Lax security at TikTok puts children's privacy, safety at risk: report
There was a serious lack of security measures at TikTok, which affected users who posted videos which were moderated by the social media company’s Dutch and German teams, NRC reports. The office was notorious for drug and alcohol use by moderators on duty, and their supervisor, and private information including deleted videos were easily accessible at their WeWork shared space in Berlin.
Friends and family of the moderators were also welcome at the office and were allowed to screen the private user data with little or no supervision, according to the newspaper.
“I would never allow my child to use TikTok,” one former employee told NRC. There are some 700 thousand Netherlands users on TikTok, which focuses on children from 10 to 12 years of age.
One former staffer told NRC that moderating the grooming of potential potential victims of pedophiles has become a rampant issue. A mounting workload and growing internal pressure has made it harder and harder for moderators to block contact between adults acting inappropriately, or possibly unlawfully, and the site’s child users whose accounts are public by default. Temporary bans are possible, but permanent bans and deleting accounts is a decision ultimately made at TikTok headquarters in China.
TikTok told NRC said it was addressing some of those issues at a new office in Dublin, dubbed the Trust and Safety Center. Protecting its young user base “has the highest priority,” the platform said. Its inadequate approach has drawn the ire of Watch Nederland, an organization that works to stop child sexual abuse, assault and exploitation, as well as law enforcement in Belgium.
The platform did not state if staffing increases and changes were necessary to better address the issue. “TikTok does not tolerate sexually inappropriate behavior toward children or grooming,” the platform stated, according to the newspaper.

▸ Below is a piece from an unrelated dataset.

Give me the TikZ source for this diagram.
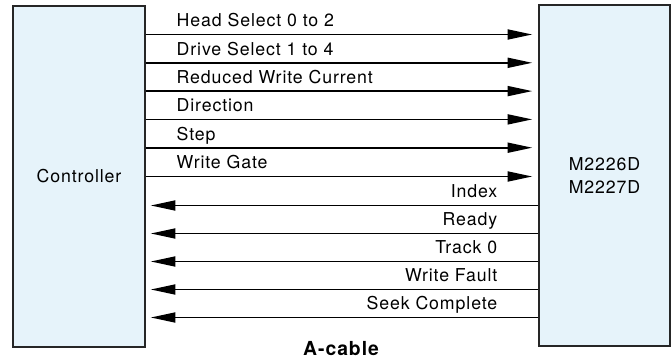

Censorship has also been a problem on the platform, with the videos from users with mental or physical disabilities frequently blocked or hidden from the public, NRC wrote. Videos posted about Sinterklaas, Zwarte Piet, or blackface could only be seen in the Netherlands, for example.
Videos relevant to the LGBT community were also heavily restricted geographically, even if a video user was simply wearing rainbow-colored jewellery.
TikTok said it used to hide users from the public who they deemed were more at-risk for bullying. They said their policy was blunt in the past, but has been revised.
Owned by Chinese firm Bytedance, the former workers allege that the security problems developed from a fortune-seeker mentality that pushed user growth over safety and security, according to NRC. Promised exciting jobs with developing career opportunities, employees ended up reviewing about a thousand videos a day choosing to either allow them to be viewed publicly, hiding them from everyone but the uploader, or regionally censoring them.